The 2-year-old boy in Phuket, Hannes Bergstroem, was sitting alone on a road before he was taken to a hospital where his uncle found him after seeing news of the boy on the Web. Reports said the boy's mother was missing, but that his father had been located at a different hospital.

"This is a miracle, the biggest thing that could happen," said the uncle, who identified himself only as Jim.

For others, the pain of their loss was almost impossible to come to terms with."Where are my children?" asked 41-year-old Absah, as she searched for her 11 youngsters in Banda Aceh. "Where are they? Why did this happen to me? I've lost everything."

The disaster could be history's costliest, with "many billions of dollars" of damage, said UN Undersecretary Jan Egeland, who is in charge of emergency relief coordination.

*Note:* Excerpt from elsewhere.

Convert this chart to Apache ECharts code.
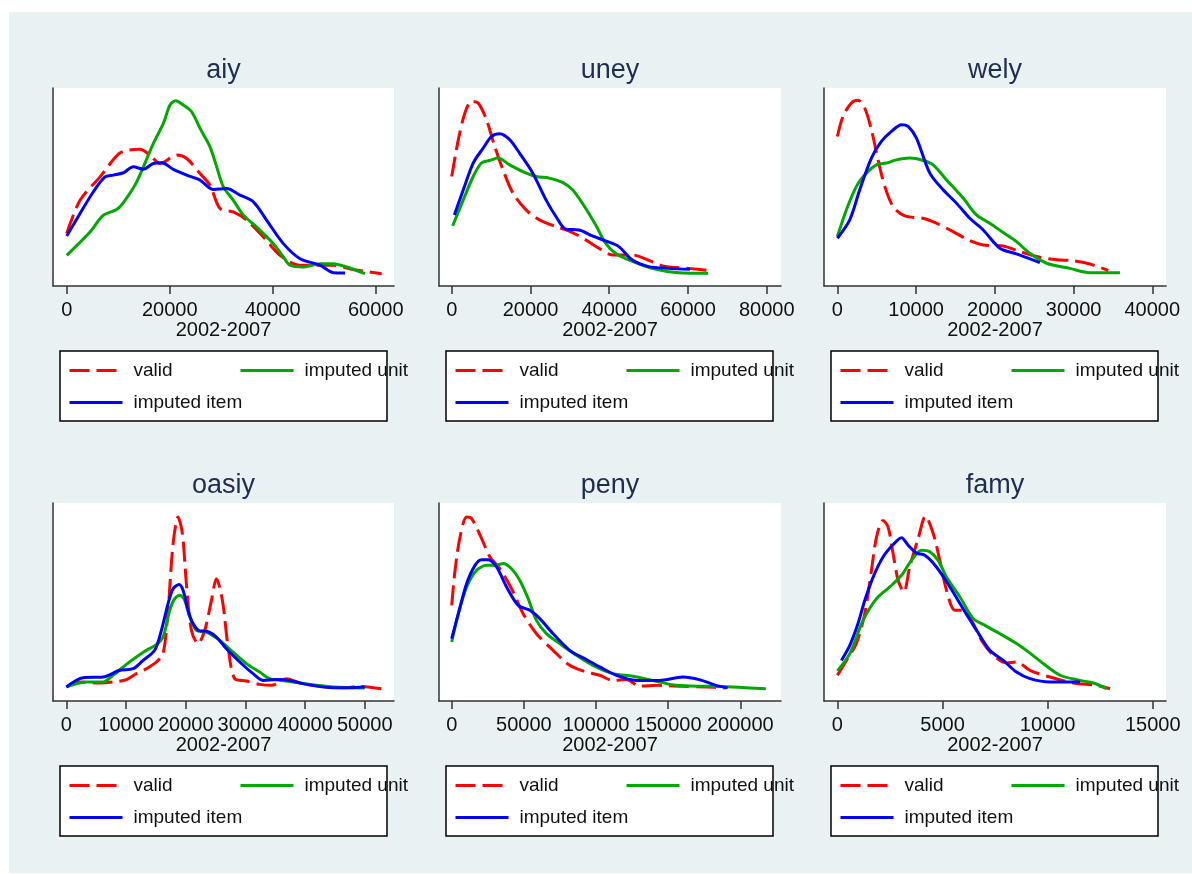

Hundreds of thousands have lost everything, and millions face a hazardous future because of polluted drinking water and a lack of health services, he said.

Scores of people also were killed in Malaysia, Myanmar, Bangladesh, and the Maldives.

The waves travelled as far as Somalia, with 110 dead, and Tanzania, with 10. A handful of deaths also were reported in Seychelles, Bangladesh and Kenya.

Officials in Thailand and Indonesia conceded that immediate public warnings of gigantic waves could have saved lives. The only known warning issued by Thai authorities reached resort operators when it was too late. The waves hit Sri Lanka and India more than two hours after the quake.

But governments insisted they couldn't have known the true danger because there is no international system in place to track tsunamis in the Indian Ocean, and they could not afford the sophisticated equipment to build one.

For most people in the region, the only warning on Sunday came when shallow coastal waters disappeared, sucked away by the approaching tsunami, before returning as a massive wall of water.

The waves wiped out villages, lifted cars and boats, yanked children from the arms of parents and swept away beachgoers, scuba divers and fishermen.